When you do see it, then it’s not doing anything with it; not trying to change it. The need to change the violence within you: you would use violence to do so. When there’s a need within to change, the energy of that is coarse. It’s not gentle. It’s not soft. When you have a need within to change because you see that there’s violence within you, then you’ll be hard on your self. Being hard on your self is being violent with your self. It’s letting your eyes open to simply see what you haven’t wanted to see within, and with whatever you see, you just relax and do nothing with what you see.
When you see your aggravation within, when you see your resistance within, your tightness within, your hardness within, and when you relax while you’re seeing that, then that hardness and that tightness and that violence that is within relaxes, just like you. When you see that tightness, when you see the hardness within and you don’t like it, and you wish that it wasn’t there, then you’re being just like that tightness and that hardness in response to it. So then the tightness will be more tight, just like you.
Having an issue with violence outside of you means that you fear violence outside of you. That’s why you have an issue with it. If you fear violence that’s outside of you, it’s because you’ve adopted a core belief that violence outside of you can take something away from you. When violence outside of you can take nothing away from you, the most that it can do is cause pain. It cannot rob you of what you really are. If you fear violence outside of you it’s because you fear the violence that is within you.

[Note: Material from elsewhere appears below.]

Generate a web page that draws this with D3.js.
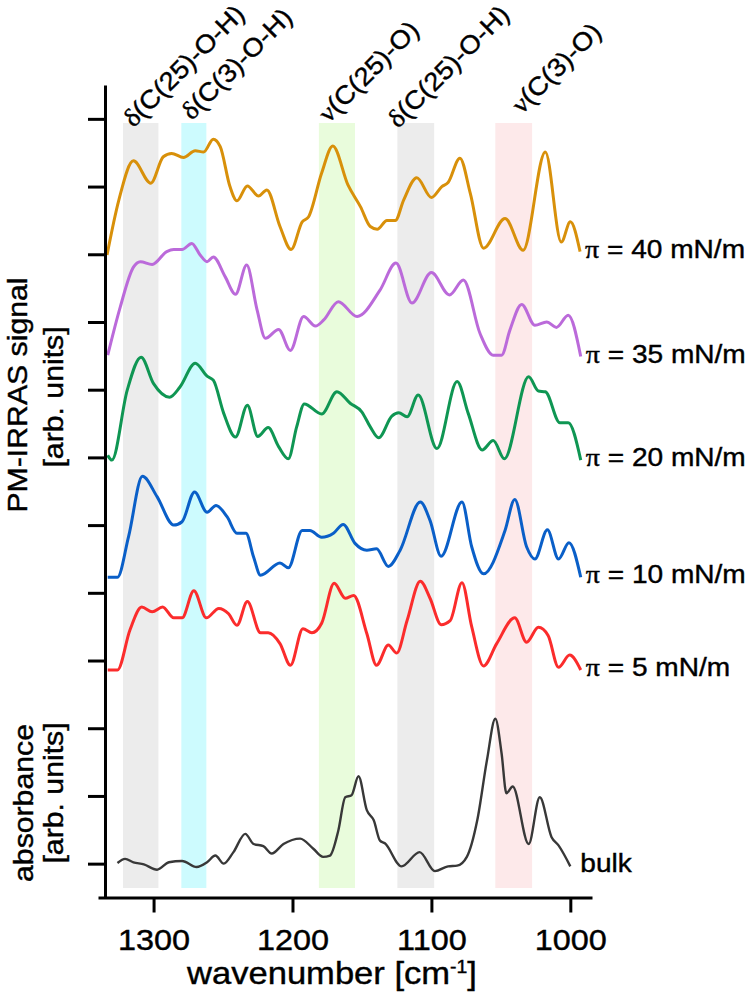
<!DOCTYPE html>
<html>
<head>
<meta charset="utf-8">
<script src="https://cdn.jsdelivr.net/npm/d3@7"></script>
<style>
  body { margin: 0; background: #fff; }
  text { font-family: "Liberation Sans", Arial, sans-serif; fill: #000; stroke: #000; stroke-width: 0.4px; }
</style>
</head>
<body>
<div id="chart"></div>
<script>
// PM-IRRAS spectra at several surface pressures + bulk absorbance

// parameters
var WIDTH = 753;
var HEIGHT = 997;
var STRETCH = 1.08;   // letters in the figure are a bit wider than Arial
var GREEK = "'Liberation Serif', 'Times New Roman', serif";

// absorption bands (cm-1)
var bandFrom = [1322, 1280, 1181, 1124.5, 1054];
var bandTo = [1296.5, 1262, 1155, 1098, 1027.5];
var bandFill = ["#ececec", "#cdfbfe", "#e9fcdc", "#ececec", "#fde9ea"];
var bandGreek = ["δ", "δ", "ν", "δ", "ν"];
var bandText = ["(C(25)-O-H)", "(C(3)-O-H)", "(C(25)-O)", "(C(25)-O-H)", "(C(3)-O)"];
var bandLabelWn = [1314.5, 1272.5, 1174, 1124, 1035];
var bandLabelY = [10.86, 10.97, 10.93, 10.85, 11.06];

// axis ticks
var xMajor = [1300, 1200, 1100, 1000];
var xMinor = [1325, 1275, 1250, 1225, 1175, 1150, 1125, 1075, 1050, 1025];
var yMajor = [0, 1, 2, 3, 4, 5, 6, 7, 8, 9, 10, 11];
var yMinor = [0.5, 1.5, 2.5, 3.5, 4.5, 5.5, 6.5, 7.5, 8.5, 9.5, 10.5, 11.5];

// spectra: [wavenumber, signal] (already offset as stacked in the figure)
var pi40 = [[1333.5,8.99],[1325,9.80],[1314.5,10.38],[1302,10.05],[1293,10.44],[1287,10.49],[1278.5,10.43],
  [1270,10.53],[1264,10.51],[1257,10.70],[1252,10.59],[1245,10.00],[1240,9.79],[1232.5,10.01],[1224.5,9.86],
  [1218.5,9.95],[1209,9.41],[1201,9.07],[1193,9.48],[1188.5,9.55],[1179,10.20],[1171,10.60],[1160,10.02],
  [1151,9.70],[1144,9.41],[1139,9.37],[1132,9.50],[1126,9.50],[1120,9.80],[1110.5,10.13],[1100,9.84],
  [1092.5,10.00],[1088,10.06],[1079.5,10.42],[1072,9.90],[1062.5,9.09],[1047,9.53],[1034,9.06],[1018,10.51],
  [1006.5,9.18],[1000,9.48],[993,9.04]];
var pi35 = [[1333,7.51],[1324,8.22],[1314.5,8.81],[1309.5,8.89],[1301,8.85],[1290.5,9.04],[1285.5,9.07],
  [1279.5,9.07],[1272.5,9.16],[1266.5,8.99],[1261.5,8.89],[1257,8.96],[1248.5,8.67],[1241,8.41],[1233,8.84],
  [1225.5,8.18],[1219.5,7.76],[1210,7.89],[1201.5,7.58],[1192,8.08],[1183.5,7.94],[1177.5,8.03],[1167,8.30],
  [1153.5,8.08],[1137,8.47],[1125.5,8.87],[1114,8.28],[1100,8.73],[1087,8.40],[1077,8.62],[1065,7.83],
  [1055.5,7.51],[1049.5,7.51],[1043.5,7.88],[1035,8.26],[1025.5,7.95],[1017,8.00],[1010,7.92],[1001.5,8.10],
  [992.5,7.49]];
var pi20 = [[1333,6.03],[1330,5.96],[1319,6.99],[1309,7.48],[1300,7.09],[1288.5,6.89],[1281,7.04],[1270,7.39],
  [1261.5,7.20],[1257,7.14],[1249.5,6.65],[1241,6.30],[1232.5,6.77],[1225,6.31],[1217.5,6.44],[1210,6.16],
  [1203,5.98],[1197,6.45],[1191.5,6.79],[1179,6.64],[1168,6.97],[1158.5,6.80],[1150,6.67],[1144,6.45],
  [1138,6.29],[1128.5,6.61],[1123.5,6.66],[1117.5,6.60],[1109.5,6.92],[1096,6.13],[1081.5,7.12],[1073.5,6.65],
  [1063.5,6.11],[1055.5,6.25],[1047.5,5.98],[1030,7.19],[1023,6.98],[1018,6.97],[1007.5,6.51],[1001.5,6.51],
  [992.5,5.96]];
var pi10 = [[1333,4.23],[1326,4.23],[1318,4.83],[1308,5.72],[1297.5,5.42],[1285.5,5.00],[1279.5,5.05],
  [1270.5,5.49],[1261.5,5.19],[1255,5.29],[1247,5.12],[1240,4.88],[1233.5,4.88],[1228,4.53],[1223,4.26],
  [1209,4.44],[1203,4.37],[1193,4.92],[1187.5,4.92],[1179,4.82],[1170.5,4.88],[1163.5,5.01],[1155,4.73],
  [1146.5,4.63],[1139.5,4.65],[1131,4.39],[1122.5,4.63],[1108,5.34],[1101,5.07],[1093,4.54],[1078,5.34],
  [1071,4.68],[1062.5,4.28],[1047,4.92],[1040,5.38],[1031.5,4.68],[1025.5,4.50],[1016.5,4.93],[1008.5,4.50],
  [1001,4.74],[992.5,4.23]];
var pi5 = [[1333,2.86],[1326,2.86],[1317,3.45],[1308.5,3.79],[1301,3.72],[1293.5,3.79],[1285.5,3.63],
  [1279.5,3.63],[1271,4.03],[1262,3.63],[1253,3.77],[1246,3.69],[1240,3.52],[1232.5,3.87],[1223,3.41],
  [1217.5,3.41],[1209,3.25],[1201.5,2.93],[1192.5,3.47],[1186,3.41],[1179,3.55],[1170,4.14],[1162,3.92],
  [1156,3.96],[1146.5,3.40],[1139.5,2.93],[1131,3.23],[1125,3.11],[1117.5,3.59],[1108,4.17],[1101,3.92],
  [1093,3.53],[1086.5,3.59],[1078,4.15],[1071,3.50],[1062.5,2.92],[1053,3.25],[1040,3.63],[1031.5,3.27],
  [1023,3.49],[1016,3.37],[1008.5,2.90],[1000.5,3.08],[992.5,2.86]];
var bulk = [[1326,0.01],[1320.5,0.07],[1314.5,0.02],[1307,-0.01],[1297.5,-0.09],[1289,0.02],[1279.5,0.04],
  [1269,-0.05],[1261.5,0.02],[1255.5,0.12],[1249.5,0.00],[1242.5,0.17],[1234,0.44],[1228,0.29],[1221,0.26],
  [1215,0.15],[1206.5,0.29],[1194.5,0.37],[1185,0.22],[1178,0.10],[1173,0.12],[1167,0.49],[1162,0.98],
  [1157.5,1.01],[1152.5,1.29],[1146.5,0.79],[1141.5,0.64],[1137,0.34],[1133.5,0.30],[1121.5,-0.04],
  [1108.5,0.17],[1097.5,-0.11],[1088,-0.04],[1081.5,-0.03],[1074.5,0.10],[1067,0.64],[1060,1.53],[1054,2.14],
  [1049.5,1.63],[1046,1.04],[1041.5,1.14],[1030,0.29],[1022,0.98],[1013.5,0.39],[1008.5,0.27],[1000,-0.04]];

var seriesData = [pi40, pi35, pi20, pi10, pi5, bulk];
var seriesName = ["40 mN/m", "35 mN/m", "20 mN/m", "10 mN/m", "5 mN/m", "bulk"];
var seriesColor = ["#d8900a", "#bb6ada", "#0f9653", "#0a5fc8", "#fb2c2c", "#383838"];

// scales
var x = d3.scaleLinear().domain([1340, 984.4]).range([98, 592]);
var y = d3.scaleLinear().domain([-0.5, 11.5]).range([897.5, 85]);
var YAXIS_X = 105;

var svg = d3.select("#chart").append("svg")
  .attr("width", WIDTH)
  .attr("height", HEIGHT);

// shaded bands
var BAND_TOP = 123;
var BAND_BOTTOM = 888;
svg.append("g").selectAll("rect")
  .data(bandFrom)
  .enter().append("rect")
  .attr("x", function(d, i){ return x(d); })
  .attr("width", function(d, i){ return x(bandTo[i]) - x(d); })
  .attr("y", BAND_TOP)
  .attr("height", BAND_BOTTOM - BAND_TOP)
  .style("fill", function(d, i){ return bandFill[i]; });

// band labels, rotated
var labels = svg.append("g").selectAll("text")
  .data(bandText)
  .enter().append("text")
  .attr("transform", function(d, i){
    return "translate(" + x(bandLabelWn[i]) + "," + y(bandLabelY[i]) + ") rotate(-45) scale(" + STRETCH + ",1)";
  })
  .style("font-size", "25.5px");
labels.append("tspan")
  .style("font-family", GREEK)
  .text(function(d, i){ return bandGreek[i]; });
labels.append("tspan")
  .text(function(d){ return d; });

// spectra
var line = d3.line()
  .x(function(d){ return x(d[0]); })
  .y(function(d){ return y(d[1]); })
  .curve(d3.curveMonotoneX);

svg.append("g").selectAll("path")
  .data(seriesData)
  .enter().append("path")
  .attr("d", line)
  .style("fill", "none")
  .style("stroke", function(d, i){ return seriesColor[i]; })
  .style("stroke-width", function(d, i){ return i == 5 ? 2.4 : 3; })
  .style("stroke-linejoin", "round");

// series names at the right end of each trace
var names = svg.append("g").selectAll("text")
  .data(seriesData)
  .enter().append("text")
  .attr("transform", function(d, i){
    var last = d[d.length - 1];
    var dx = i == 5 ? 10 : 5;
    return "translate(" + (x(last[0]) + dx) + "," + (y(last[1]) + 6) + ") scale(" + STRETCH + ",1)";
  })
  .style("font-size", "26px");
names.append("tspan")
  .style("font-family", GREEK)
  .text(function(d, i){ return i == 5 ? "" : "π"; });
names.append("tspan")
  .text(function(d, i){ return i == 5 ? seriesName[i] : " = " + seriesName[i]; });

// x axis
var xAxis = svg.append("g")
  .attr("transform", "translate(0," + y(-0.5) + ")");
xAxis.call(d3.axisBottom(x).tickValues(xMinor).tickSize(8).tickSizeOuter(0).tickFormat(""));
xAxis.call(d3.axisBottom(x).tickValues(xMajor).tickSize(15).tickSizeOuter(0).tickFormat(d3.format("d")));
xAxis.selectAll("path, line")
  .style("stroke", "#000")
  .style("stroke-width", 3);
xAxis.selectAll("text")
  .attr("y", 53)
  .attr("dy", "0")
  .attr("transform", "scale(" + STRETCH + ",1)")
  .style("font-size", "30px")
  .style("font-family", "'Liberation Sans', Arial, sans-serif")
  .style("fill", "#000");

// y axis (no labels)
var yAxis = svg.append("g")
  .attr("transform", "translate(" + YAXIS_X + ",0)");
yAxis.call(d3.axisLeft(y).tickValues(yMinor).tickSize(8).tickSizeOuter(0).tickFormat(""));
yAxis.call(d3.axisLeft(y).tickValues(yMajor).tickSize(17).tickSizeOuter(0).tickFormat(""));
yAxis.selectAll("path, line")
  .style("stroke", "#000")
  .style("stroke-width", 3);

// axis titles
var xTitle = svg.append("text")
  .attr("transform", "translate(332,984) scale(" + STRETCH + ",1)")
  .attr("text-anchor", "middle")
  .style("font-size", "32px");
xTitle.append("tspan").text("wavenumber [cm");
xTitle.append("tspan").attr("dy", -11).style("font-size", "18px").text("-1");
xTitle.append("tspan").attr("dy", 11).text("]");

var yTitles = [
  ["PM-IRRAS signal", 27, 395],
  ["[arb. units]", 63, 397],
  ["absorbance", 33, 803],
  ["[arb. units]", 63, 793]
];
svg.append("g").selectAll("text")
  .data(yTitles)
  .enter().append("text")
  .attr("transform", function(d){
    return "translate(" + d[1] + "," + d[2] + ") rotate(-90) scale(" + STRETCH + ",1)";
  })
  .attr("text-anchor", "middle")
  .style("font-size", "28px")
  .text(function(d){ return d[0]; });
</script>
</body>
</html>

Instead of resisting and having issue with and fearing violence, enjoy tenderness. Tenderness is what you are. Violence is what you are not. If you fear it, or have issue with it, then you’re being it. What you have issue with outside of you in others, that is what is within you that you have not dealt with yet, and that you don’t want to see.
Q: Thank you.
John: If you’re being gentle with your self, if you’re being kind with your self, then without effort you’ll be gentle and kind with others.